# GIVEN PROBLEM
Below are entries. Give back exactly the lines from the one containing "Write the matplotlib code for this chart." through the one containing "plt.rcParams['axes.unicode_minus'] = False", inclusive, without the pictures.

# TASK DATA
»»
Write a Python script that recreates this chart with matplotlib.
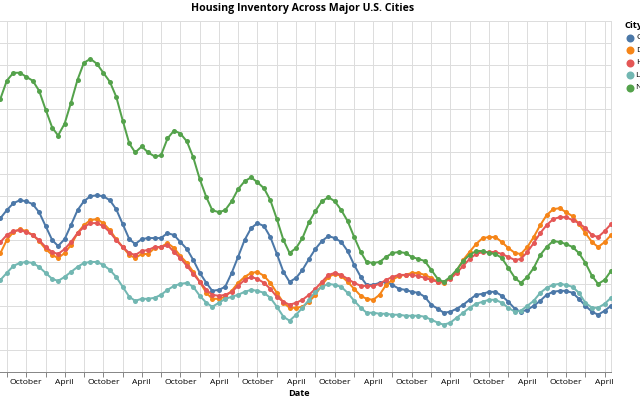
««
»»
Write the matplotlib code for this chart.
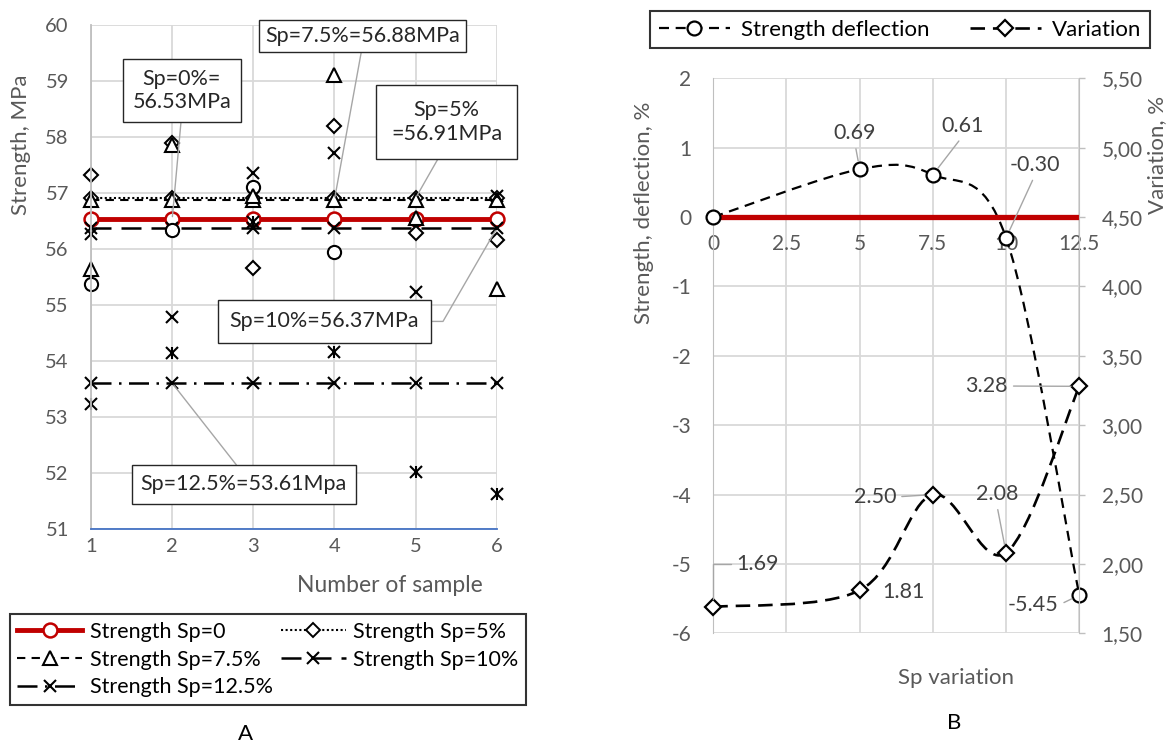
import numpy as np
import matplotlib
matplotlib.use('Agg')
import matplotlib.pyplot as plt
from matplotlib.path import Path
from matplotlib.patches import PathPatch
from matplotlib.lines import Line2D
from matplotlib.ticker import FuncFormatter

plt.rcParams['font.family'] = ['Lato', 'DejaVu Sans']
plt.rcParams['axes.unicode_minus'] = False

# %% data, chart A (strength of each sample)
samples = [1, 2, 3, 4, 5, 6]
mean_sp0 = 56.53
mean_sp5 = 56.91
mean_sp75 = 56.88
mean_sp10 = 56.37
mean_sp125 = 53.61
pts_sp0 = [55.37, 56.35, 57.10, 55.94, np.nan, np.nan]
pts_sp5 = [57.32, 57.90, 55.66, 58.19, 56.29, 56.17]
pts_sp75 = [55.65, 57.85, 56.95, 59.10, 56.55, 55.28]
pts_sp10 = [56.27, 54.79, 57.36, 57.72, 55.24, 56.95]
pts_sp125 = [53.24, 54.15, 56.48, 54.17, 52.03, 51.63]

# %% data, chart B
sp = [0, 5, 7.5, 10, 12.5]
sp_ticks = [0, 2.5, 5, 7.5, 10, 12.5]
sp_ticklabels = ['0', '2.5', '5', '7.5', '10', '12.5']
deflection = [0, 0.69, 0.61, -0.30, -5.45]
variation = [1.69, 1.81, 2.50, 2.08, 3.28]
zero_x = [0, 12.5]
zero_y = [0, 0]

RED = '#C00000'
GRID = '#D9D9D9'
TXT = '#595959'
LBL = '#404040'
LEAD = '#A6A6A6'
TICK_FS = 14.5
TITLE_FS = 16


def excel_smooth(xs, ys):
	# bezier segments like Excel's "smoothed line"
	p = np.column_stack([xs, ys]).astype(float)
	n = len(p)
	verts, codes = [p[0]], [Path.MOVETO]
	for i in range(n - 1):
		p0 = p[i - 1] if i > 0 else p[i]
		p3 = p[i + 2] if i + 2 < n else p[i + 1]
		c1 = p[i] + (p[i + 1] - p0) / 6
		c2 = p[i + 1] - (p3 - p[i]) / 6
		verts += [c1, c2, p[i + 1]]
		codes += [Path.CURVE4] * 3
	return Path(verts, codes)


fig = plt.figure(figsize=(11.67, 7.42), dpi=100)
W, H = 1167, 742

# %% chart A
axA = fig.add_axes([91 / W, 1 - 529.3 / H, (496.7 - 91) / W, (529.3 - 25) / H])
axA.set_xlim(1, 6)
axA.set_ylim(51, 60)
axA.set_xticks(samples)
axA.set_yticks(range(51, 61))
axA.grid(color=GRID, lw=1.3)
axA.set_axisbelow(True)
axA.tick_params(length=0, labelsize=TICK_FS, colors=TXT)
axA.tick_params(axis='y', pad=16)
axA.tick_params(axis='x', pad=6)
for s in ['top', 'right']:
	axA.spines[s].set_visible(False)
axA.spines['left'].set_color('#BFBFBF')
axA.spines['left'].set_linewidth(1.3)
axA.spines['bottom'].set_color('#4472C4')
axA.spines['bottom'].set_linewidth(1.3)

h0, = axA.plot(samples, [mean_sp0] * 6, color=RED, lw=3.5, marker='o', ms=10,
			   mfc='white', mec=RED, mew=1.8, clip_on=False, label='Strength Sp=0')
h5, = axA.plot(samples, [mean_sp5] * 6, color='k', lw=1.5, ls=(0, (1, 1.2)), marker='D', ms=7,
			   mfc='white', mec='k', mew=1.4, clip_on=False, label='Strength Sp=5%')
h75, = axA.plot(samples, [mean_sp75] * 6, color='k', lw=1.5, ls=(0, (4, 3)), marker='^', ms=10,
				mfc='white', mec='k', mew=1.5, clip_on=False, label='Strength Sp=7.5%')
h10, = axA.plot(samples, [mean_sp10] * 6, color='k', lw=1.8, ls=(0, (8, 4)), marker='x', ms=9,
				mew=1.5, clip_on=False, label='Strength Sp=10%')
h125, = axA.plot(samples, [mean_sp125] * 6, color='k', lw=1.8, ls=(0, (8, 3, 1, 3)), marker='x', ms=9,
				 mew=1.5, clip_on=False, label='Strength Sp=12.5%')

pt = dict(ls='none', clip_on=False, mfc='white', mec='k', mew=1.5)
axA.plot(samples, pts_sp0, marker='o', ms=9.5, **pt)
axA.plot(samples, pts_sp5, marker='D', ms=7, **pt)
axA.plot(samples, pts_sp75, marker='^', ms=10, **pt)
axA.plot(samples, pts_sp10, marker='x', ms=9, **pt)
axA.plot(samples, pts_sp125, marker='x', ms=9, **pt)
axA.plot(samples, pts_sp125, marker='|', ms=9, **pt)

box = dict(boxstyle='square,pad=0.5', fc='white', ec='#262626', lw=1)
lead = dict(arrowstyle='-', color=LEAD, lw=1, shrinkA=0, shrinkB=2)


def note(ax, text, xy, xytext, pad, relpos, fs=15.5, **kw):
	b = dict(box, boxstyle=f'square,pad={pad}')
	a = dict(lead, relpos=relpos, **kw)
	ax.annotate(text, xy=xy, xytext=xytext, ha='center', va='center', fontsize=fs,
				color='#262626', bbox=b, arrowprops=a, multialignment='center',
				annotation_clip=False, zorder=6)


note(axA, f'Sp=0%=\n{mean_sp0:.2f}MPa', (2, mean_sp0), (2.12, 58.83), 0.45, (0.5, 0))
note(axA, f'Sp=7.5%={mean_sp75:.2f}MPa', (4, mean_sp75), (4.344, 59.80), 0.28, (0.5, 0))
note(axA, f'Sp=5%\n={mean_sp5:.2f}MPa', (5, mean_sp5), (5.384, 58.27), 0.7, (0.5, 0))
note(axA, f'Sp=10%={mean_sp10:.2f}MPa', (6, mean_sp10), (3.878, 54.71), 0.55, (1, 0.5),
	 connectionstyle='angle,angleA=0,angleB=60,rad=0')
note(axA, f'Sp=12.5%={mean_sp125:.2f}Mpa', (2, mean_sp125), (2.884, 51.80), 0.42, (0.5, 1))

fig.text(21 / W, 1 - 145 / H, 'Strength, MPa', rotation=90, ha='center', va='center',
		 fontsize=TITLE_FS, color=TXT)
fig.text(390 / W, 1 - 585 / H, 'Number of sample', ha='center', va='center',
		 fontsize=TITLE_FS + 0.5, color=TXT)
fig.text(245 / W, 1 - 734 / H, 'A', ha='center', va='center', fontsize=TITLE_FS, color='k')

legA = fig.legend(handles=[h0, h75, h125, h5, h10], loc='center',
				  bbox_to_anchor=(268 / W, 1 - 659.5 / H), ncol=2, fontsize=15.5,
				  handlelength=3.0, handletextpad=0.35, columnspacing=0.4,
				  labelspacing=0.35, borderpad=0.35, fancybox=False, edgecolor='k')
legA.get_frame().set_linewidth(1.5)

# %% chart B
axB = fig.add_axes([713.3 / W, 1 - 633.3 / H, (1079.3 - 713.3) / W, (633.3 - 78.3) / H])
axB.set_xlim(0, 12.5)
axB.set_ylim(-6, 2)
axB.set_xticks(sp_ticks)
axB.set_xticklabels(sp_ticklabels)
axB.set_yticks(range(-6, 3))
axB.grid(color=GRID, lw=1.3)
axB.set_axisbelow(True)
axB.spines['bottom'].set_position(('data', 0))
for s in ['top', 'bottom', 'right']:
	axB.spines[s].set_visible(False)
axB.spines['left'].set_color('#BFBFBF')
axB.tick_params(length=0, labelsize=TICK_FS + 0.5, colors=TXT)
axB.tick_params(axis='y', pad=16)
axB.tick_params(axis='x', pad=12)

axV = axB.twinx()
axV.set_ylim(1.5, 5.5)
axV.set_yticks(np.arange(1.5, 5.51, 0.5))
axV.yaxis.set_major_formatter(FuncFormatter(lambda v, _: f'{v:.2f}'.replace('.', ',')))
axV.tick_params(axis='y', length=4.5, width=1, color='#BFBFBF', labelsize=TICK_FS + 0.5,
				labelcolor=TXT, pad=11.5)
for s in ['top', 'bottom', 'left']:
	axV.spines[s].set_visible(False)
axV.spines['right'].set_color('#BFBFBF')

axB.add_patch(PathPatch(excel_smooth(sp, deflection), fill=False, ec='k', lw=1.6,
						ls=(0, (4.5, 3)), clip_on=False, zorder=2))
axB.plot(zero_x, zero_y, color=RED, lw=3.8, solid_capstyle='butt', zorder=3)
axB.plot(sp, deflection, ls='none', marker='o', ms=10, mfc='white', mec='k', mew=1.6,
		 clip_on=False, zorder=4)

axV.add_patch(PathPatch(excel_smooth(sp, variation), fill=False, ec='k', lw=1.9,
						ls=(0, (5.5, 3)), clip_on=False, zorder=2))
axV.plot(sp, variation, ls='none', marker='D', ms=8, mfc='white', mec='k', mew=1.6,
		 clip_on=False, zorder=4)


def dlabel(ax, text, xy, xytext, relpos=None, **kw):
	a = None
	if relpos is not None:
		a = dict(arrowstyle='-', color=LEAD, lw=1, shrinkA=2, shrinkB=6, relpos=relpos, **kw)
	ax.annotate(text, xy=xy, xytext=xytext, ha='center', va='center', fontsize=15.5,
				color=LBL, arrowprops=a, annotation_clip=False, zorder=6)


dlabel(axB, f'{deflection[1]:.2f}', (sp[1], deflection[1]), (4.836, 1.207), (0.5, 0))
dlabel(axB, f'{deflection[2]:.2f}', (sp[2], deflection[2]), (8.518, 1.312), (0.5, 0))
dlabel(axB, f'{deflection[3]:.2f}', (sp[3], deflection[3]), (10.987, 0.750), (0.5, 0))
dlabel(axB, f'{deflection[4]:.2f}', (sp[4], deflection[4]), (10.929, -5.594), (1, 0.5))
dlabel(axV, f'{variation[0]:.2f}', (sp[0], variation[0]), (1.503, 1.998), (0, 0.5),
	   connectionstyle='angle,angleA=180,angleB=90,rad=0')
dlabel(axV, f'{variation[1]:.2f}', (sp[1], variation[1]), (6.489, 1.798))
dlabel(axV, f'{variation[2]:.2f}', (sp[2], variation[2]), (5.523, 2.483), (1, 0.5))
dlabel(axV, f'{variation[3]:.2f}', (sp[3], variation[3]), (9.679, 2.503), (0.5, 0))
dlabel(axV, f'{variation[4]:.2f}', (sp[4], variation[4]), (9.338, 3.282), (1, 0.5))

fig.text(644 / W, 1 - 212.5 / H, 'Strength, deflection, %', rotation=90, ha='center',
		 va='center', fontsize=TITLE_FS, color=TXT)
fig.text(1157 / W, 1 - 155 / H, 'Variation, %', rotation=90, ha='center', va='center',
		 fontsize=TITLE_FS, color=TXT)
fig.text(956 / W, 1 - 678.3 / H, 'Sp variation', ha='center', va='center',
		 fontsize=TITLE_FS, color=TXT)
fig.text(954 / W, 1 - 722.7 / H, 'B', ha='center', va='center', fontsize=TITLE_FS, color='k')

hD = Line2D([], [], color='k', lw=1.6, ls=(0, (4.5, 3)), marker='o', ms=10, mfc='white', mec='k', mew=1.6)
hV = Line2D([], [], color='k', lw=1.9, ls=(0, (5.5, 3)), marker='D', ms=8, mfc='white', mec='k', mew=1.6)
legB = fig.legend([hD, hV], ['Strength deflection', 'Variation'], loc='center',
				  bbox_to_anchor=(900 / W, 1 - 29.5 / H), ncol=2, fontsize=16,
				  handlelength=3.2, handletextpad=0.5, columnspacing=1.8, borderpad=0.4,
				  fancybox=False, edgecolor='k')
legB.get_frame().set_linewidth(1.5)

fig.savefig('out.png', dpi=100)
««
# REPLY
Write the matplotlib code for this chart.
import numpy as np
import matplotlib
matplotlib.use('Agg')
import matplotlib.pyplot as plt
from matplotlib.path import Path
from matplotlib.patches import PathPatch
from matplotlib.lines import Line2D
from matplotlib.ticker import FuncFormatter

plt.rcParams['font.family'] = ['Lato', 'DejaVu Sans']
plt.rcParams['axes.unicode_minus'] = False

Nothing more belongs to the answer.